How to repair a broken-resized qcow2 disk image for libvirt/kvm?

Solution 1:

Did you run the "qemu-img resize diskimage.qcow2 +22GB" while the QEMU process was still running with the same disk open ? If so, that would certainly explain the data corruption, as you would potentially have 2 processes writing to the qcow2 file at the same time and if both writes required qcow2 metadata allocations that could corrupt internal file data structures.

The "qemu-img check" result looks very bogus. In particular tcmalloc is complaining that it can't allocate a 360 GB block of memory. It looks like qemu-img is misinterpreting this error as success, printing the bogus message "No errors found". This is a bug you should certainly report to QEMU.

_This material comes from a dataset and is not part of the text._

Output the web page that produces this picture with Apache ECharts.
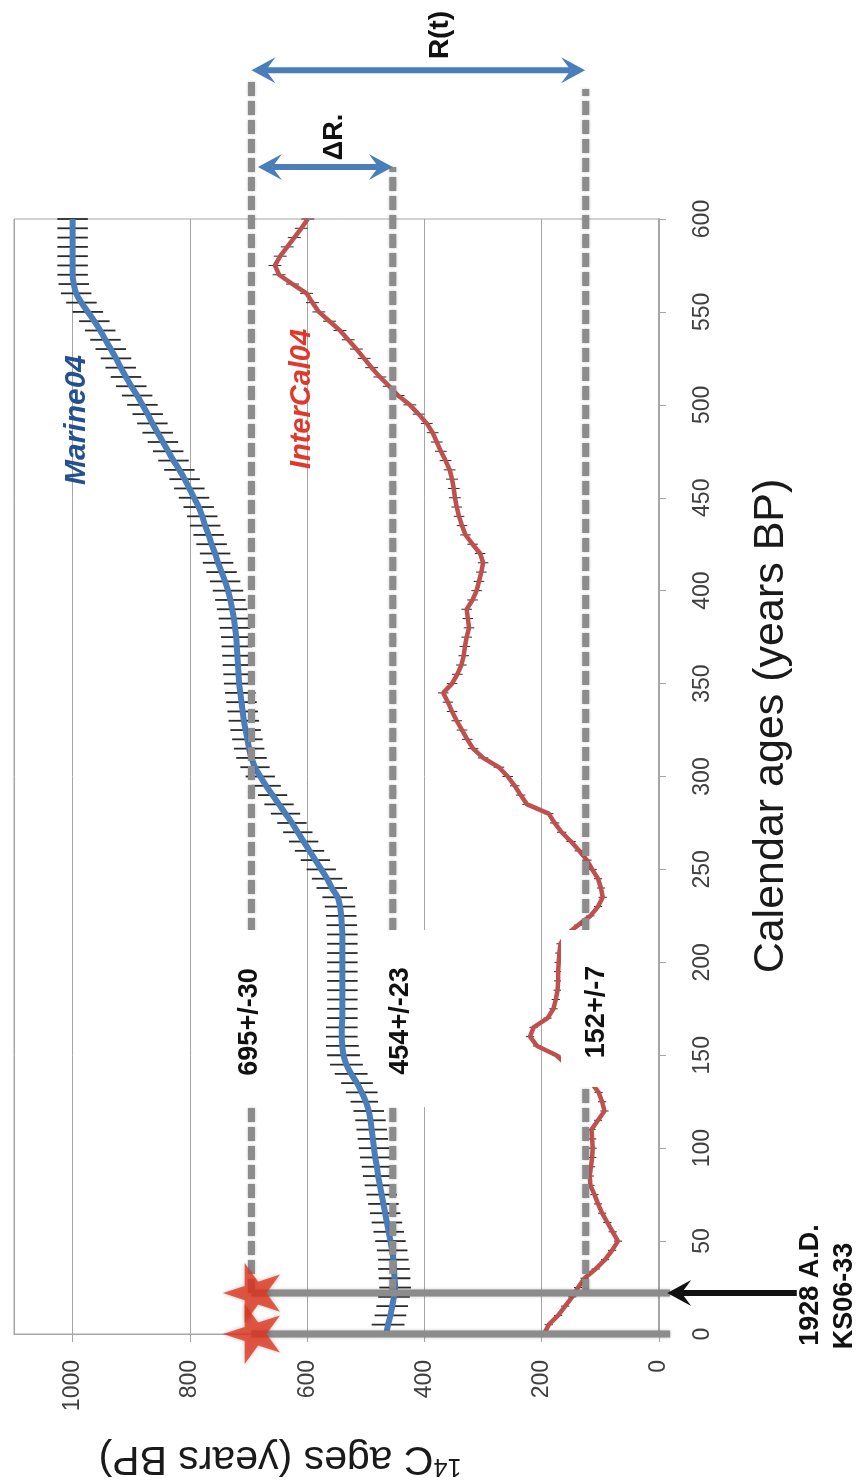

The 'convert' error just looks to be a followup to the same error that tcmalloc hit.

Unfortunately I don't have any suggestions to fix the problem - I was just going to recommend "check -r" to try to fix it. Your only likely remaining chance is to mail qemu-devel and see if any of the qcow2 maintainers have suggestions.

Solution 2:

Treat qcow2 corruption like a hard drive with bad blocks.

Shutdown that VM.

Then do:

modprobe nbd
qemu-nbd --connect=/dev/nbd0 diskimage.qcow2
ddrescue /dev/nbd0 new_diskimage.raw
qemu-nbd --disconnect /dev/nbd0
qemu-img convert -O qcow2 new_diskimage.raw new_diskimage.qcow2

Now try to boot and pray, hopefully it will get you to the rescue mode, where you can run fsck on that disk.